You can see my brief comparison of open data certificates, Data on the Web Best Practices and some EU metadata profiles. There’s a great deal of agreement in terms of recommended metadata but there are some differences in what is considered to be mandatory.

The 3 main metadata vocabularies that I’ve been looking at are:

  • Data Catalog Vocabulary (DCAT) — which is supported by data.gov.uk, data.gov, all of the major open data portals and a variety of other open data tools. DCAT is based on standard vocabularies like Dublin Core that have been in use for many years.
  • DCAT-AP — an extension to DCAT that recommends the use of some additional metadata elements to ensure that data can be discovered and reused across different data portals in the EU
  • STAT-DCAT — an extension of DCAT-AP that adds support for describing statistical datasets. This work has been lead by Eurostat and others in the statistical open data community

Collectively these standards describe how to:

  • publish descriptions of datasets and their distributions (downloads)
  • publish the structure of statistical datasets, for example, information on the dimensions and attributes used to report on observations
  • relate datasets to supporting documentation, version notes, and other material relevant to reusers

This is exactly what we need in order to present data in context and to ensure that users can understand how the data is structured.
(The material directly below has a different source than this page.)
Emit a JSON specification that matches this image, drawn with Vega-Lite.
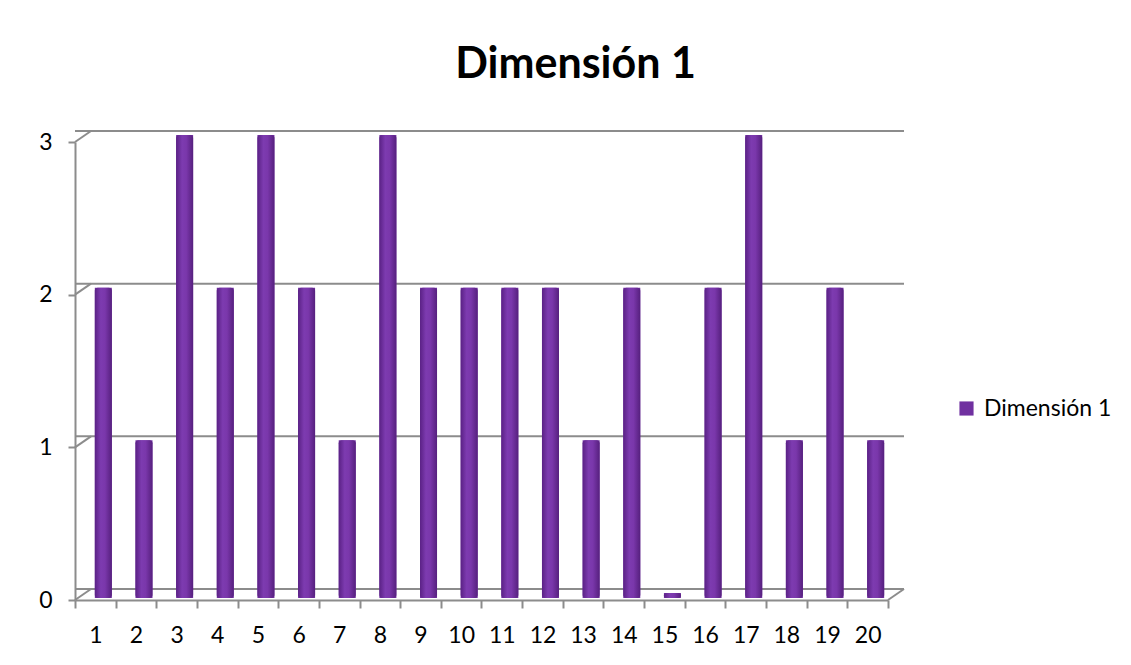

A variety of formats can be used to publish this metadata, but JSON-LD looks like a strong candidate for a common, baseline format.

To start testing out how well this works in practice I’ve started putting together some examples.

The examples include exploring Google’s recently launched support for describing datasets using Schema.org. This is at an early stage but is very closely aligned to existing standards and formats.

Collectively this looks like a promising way forward, and should provide a solid foundation for implementing the open data publishing principles.

The next steps are to test this out with more examples, particularly around describing statistical datasets. I’m also keen to explore how CSV on the Web can be used to help provide metadata for the CSV files published by the ONS.

As ever, if you have feedback or comments then please get in touch.

Some open data publishing principles

This week I’ve started working with the Digital Publishing team at the ONS. They’re currently hard at work on the Data Discovery Alpha exploring how to better support users in finding and accessing datasets.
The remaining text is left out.